Now what of those negative thoughts and conditions which it is impossible to avoid at the point where you are today? What of the ordinary troubles that you will have to meet in the office or a home? The answer is, that such things will not affect your diet provided that you do not accept them, by fearing them, by believing them, by being indignant or sad about them, or by giving them any power at all. Any negative condition that duty compels you to handle will not affect your diet. Go to the office, or meet the cares at home, without allowing them to affect you (“None of these things move me”) and all will be well. Suppose that you are lunching with a friend who talks negatively, do not try to shut him up or otherwise snub him. Let him talk, but do not accept what he says, and your diet will not be affected. Suppose that on coming home you are greeted with a lot of negative conversation, do not preach a sermon, but simply do not accept it. It is your mental consent, remember, that constitutes your diet. Suppose you witness an accident or an act of injustice let us say, instead of reacting with pity or indignation, refuse to accept the appearance at its face value; do anything that you can to right matters, give it the right thought and let it go at that. You will still be on the diet.

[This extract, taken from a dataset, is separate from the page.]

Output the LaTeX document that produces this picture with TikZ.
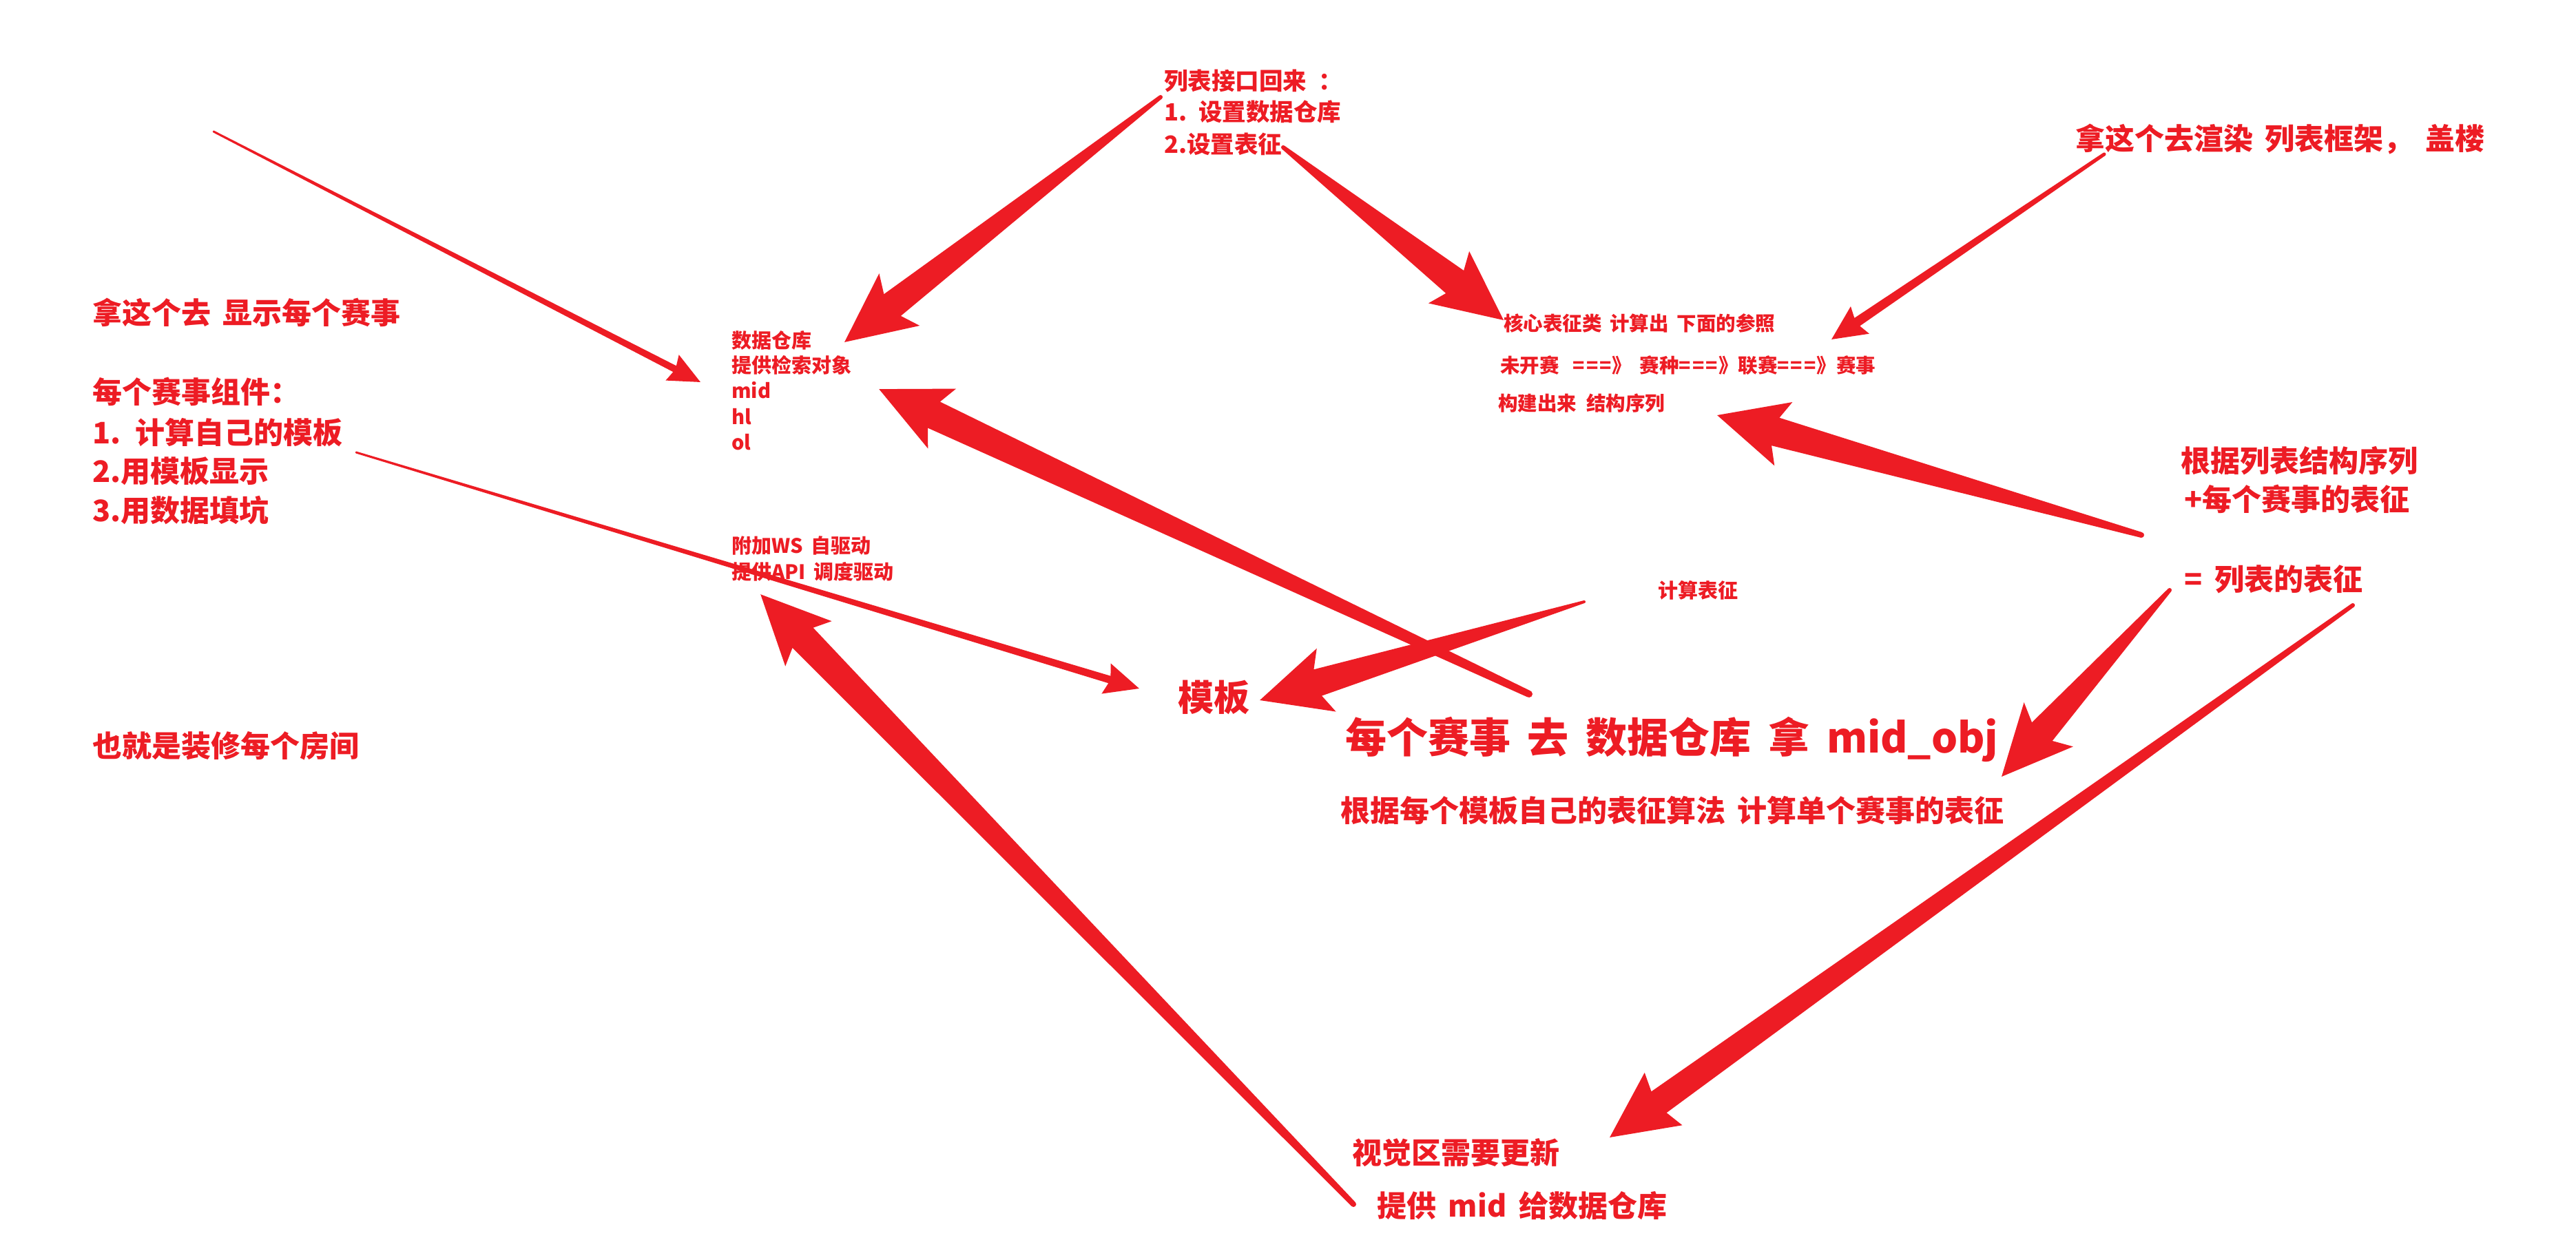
\documentclass[tikz,border=0pt]{standalone}
\usepackage{fontspec}
\newfontfamily\cjk[WordSpace=1.8]{Noto Sans CJK SC}
\usetikzlibrary{calc}
\definecolor{arrowred}{RGB}{237,28,36}
% tapered arrow: #1 tail, #2 tip, #3 tail half-width, #4 neck distance from tip,
% #5 neck half-width, #6 head length, #7 head half-width (all in pt)
\newcommand{\fatarrow}[7]{%
  \pgfpointdiff{\pgfpointanchor{#1}{center}}{\pgfpointanchor{#2}{center}}%
  \pgfgetlastxy{\FAdx}{\FAdy}%
  \pgfmathsetmacro\FAang{atan2(\FAdy,\FAdx)}%
  \pgfmathsetmacro\FAlen{veclen(\FAdx,\FAdy)}%
  \pgfmathsetmacro\FAneck{\FAlen-#4}%
  \pgfmathsetmacro\FAhead{\FAlen-#6}%
  \fill[arrowred, shift={(#1)}, rotate=\FAang]
    (0pt,#3pt) -- (\FAneck pt,#5pt) -- (\FAhead pt,#7pt) -- (\FAlen pt,0pt)
    -- (\FAhead pt,-#7pt) -- (\FAneck pt,-#5pt) -- (0pt,-#3pt) -- cycle;
  \fill[arrowred] (#1) circle[radius=#3pt];
}
\newcommand{\eqs}{=\kern2pt=\kern2pt=\kern1pt}
\tikzset{
  lbl/.style={anchor=base west, inner sep=0pt, text=arrowred},
  sxl/.style={lbl, font=\cjk\bfseries\fontsize{43}{50}\selectfont},
  smid/.style={lbl, font=\cjk\bfseries\fontsize{34.5}{40}\selectfont},
  ssm/.style={lbl, font=\cjk\bfseries\fontsize{29}{34}\selectfont},
  skey/.style={lbl, font=\cjk\bfseries\fontsize{28.5}{34}\selectfont},
  stpl/.style={lbl, font=\cjk\bfseries\fontsize{52}{60}\selectfont},
  sbig/.style={lbl, font=\cjk\bfseries\fontsize{60}{70}\selectfont},
  salg/.style={lbl, font=\cjk\bfseries\fontsize{43}{50}\selectfont},
}
\begin{document}
\begin{tikzpicture}[x=1pt,y=-1pt]
\fill[white] (0,0) rectangle (3740,1830);
\useasboundingbox (0,0) rectangle (3740,1830);

% left notes
\node[sxl] (l1) at (134,470) {拿这个去 显示每个赛事};
\node[sxl] (l2) at (134,585) {每个赛事组件：};
\node[sxl] (l3) at (134,644) {1. 计算自己的模板};
\node[sxl] (l4) at (134,700) {2.用模板显示};
\node[sxl] (l5) at (134,757) {3.用数据填坑};
\node[sxl] (l6) at (134,1099) {也就是装修每个房间};

% top centre
\node[smid] (t1) at (1690,131) {列表接口回来\hspace{0.5em}：};
\node[smid] (t2) at (1690,176) {1. 设置数据仓库};
\node[smid] (t3) at (1690,223) {2.设置表征};

% data store
\node[ssm] (d1) at (1062,505) {数据仓库};
\node[ssm] (d2) at (1062,541) {提供检索对象};
\node[ssm] (d3) at (1062,578) {mid};
\node[ssm] (d4) at (1062,616) {hl};
\node[ssm] (d5) at (1062,653) {ol};

\node[ssm] (w1) at (1062,803) {附加WS 自驱动};
\node[ssm] (w2) at (1062,841) {提供API 调度驱动};

% core
\node[skey] (k1) at (2183,480) {核心表征类 计算出 下面的参照};
\node[skey] (k2) at (2178,541) {未开赛\hspace{0.7em}\eqs》 赛种\eqs》联赛\eqs》赛事};
\node[skey] (k3) at (2175,596) {构建出来\hspace{0.5em}结构序列};

\node[ssm] (c1) at (2407,868) {计算表征};

% right notes
\node[sxl] (r1) at (3013,218) {拿这个去渲染 列表框架， 盖楼};
\node[sxl] (r2) at (3166,685) {根据列表结构序列};
\node[sxl] (r3) at (3171,741) {+每个赛事的表征};
\node[sxl] (r4) at (3171,857) {= 列表的表征};

% centre
\node[stpl] (m1) at (1710,1032) {模板};
\node[sbig] (e1) at (1953,1093) {每个赛事 去 数据仓库 拿 mid\_obj};
\node[salg] (f1) at (1946,1193) {根据每个模板自己的表征算法 计算单个赛事的表征};

% bottom
\node[sxl] (v1) at (1963,1690) {视觉区需要更新};
\node[sxl] (v2) at (1999,1767) {提供 mid 给数据仓库};

% arrow end points
\coordinate (a1t) at (310,191);   \coordinate (a1h) at (1017,555);
\coordinate (a2t) at (1685,141);  \coordinate (a2h) at (1226,497);
\coordinate (a3t) at (1863,214);  \coordinate (a3h) at (2183,465);
\coordinate (a4t) at (3055,224);  \coordinate (a4h) at (2659,493);
\coordinate (a5t) at (3109,777);  \coordinate (a5h) at (2493,603);
\coordinate (a6t) at (2220,1008); \coordinate (a6h) at (1276,565);
\coordinate (a7t) at (517,657);   \coordinate (a7h) at (1654,1000);
\coordinate (a8t) at (2300,874);  \coordinate (a8h) at (1829,1017);
\coordinate (a9t) at (3150,857);  \coordinate (a9h) at (2906,1128);
\coordinate (a10t) at (3416,879); \coordinate (a10h) at (2337,1652);
\coordinate (a11t) at (1965,1749);\coordinate (a11h) at (1104,863);

\fatarrow{a1t}{a1h}{1.5}{42}{5}{46}{21}
\fatarrow{a2t}{a2h}{3}{88}{20}{101}{48}
\fatarrow{a3t}{a3h}{3}{90}{21}{101}{48}
\fatarrow{a4t}{a4h}{2.5}{45}{7}{50}{24}
\fatarrow{a5t}{a5h}{4}{88}{21}{100}{48}
\fatarrow{a6t}{a6h}{5}{88}{21}{101}{48}
\fatarrow{a7t}{a7h}{1.5}{45}{5.5}{50}{23}
\fatarrow{a8t}{a8h}{2}{88}{20}{101}{48}
\fatarrow{a9t}{a9h}{3}{88}{20}{102}{48}
\fatarrow{a10t}{a10h}{3}{88}{19}{96}{47}
\fatarrow{a11t}{a11h}{4}{88}{21}{100}{47}
\end{tikzpicture}
\end{document}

Of course, it will be very helpful if you can take steps to avoid meeting during this week anyone who seems particularly likely to arouse the devil in you. People who get on your nerves, or rub you up the wrong way, or bore you, are better avoided while you are on the diet; but if it is not possible to avoid them, then you must take a little extra discipline that is all.

Suppose that you have a particularly trying ordeal before you next week. Well, if you have enough spiritual understanding you will know how to meet that in the spiritual way; but for our present purpose, I think I would wait and start the diet as soon as the ordeal is over. As I said before, do not take up the diet lightly, but think it over well first.

In closing, I want to tell you that people often find that the starting of this diet seems to stir up all sorts of difficulties. It seen is as though everything begins to go wrong at once. This may be disconcerting, but it is really a good sign. It means that things are moving; and is not that the very object we have in view? Suppose your whole world seems to rock on its foundations. Hold on steadily; let it rock, and when the rocking is over, the picture will have reassembled itself into something much nearer to your heart's desire.

The above point is vitally important and rather subtle. Do you not see that the very dwelling upon these difficulties is in itself a negative thought that has probably thrown you off the diet? The remedy is not, of course, to deny that your world is rocking in appearance, but to refuse to take the appearance for the reality. (“Judge not according to appearances but judge righteous judgment.”)

Closing words of caution: Do not tell anyone else that you are on the diet, or that you intend to go on it. Keep this tremendous project strictly to yourself. Remember that your soul should be the Secret Place of the Most High. When you have come through the seven days successfully, and secured your demonstration, allow a reasonable time to elapse to establish the new mentality, and then tell the story to anyone else who you think is likely to be helped by it.

And, finally, remember that nothing said or done by anyone else can possibly throw you off the diet. Only your own reaction to the other person's conduct can do that.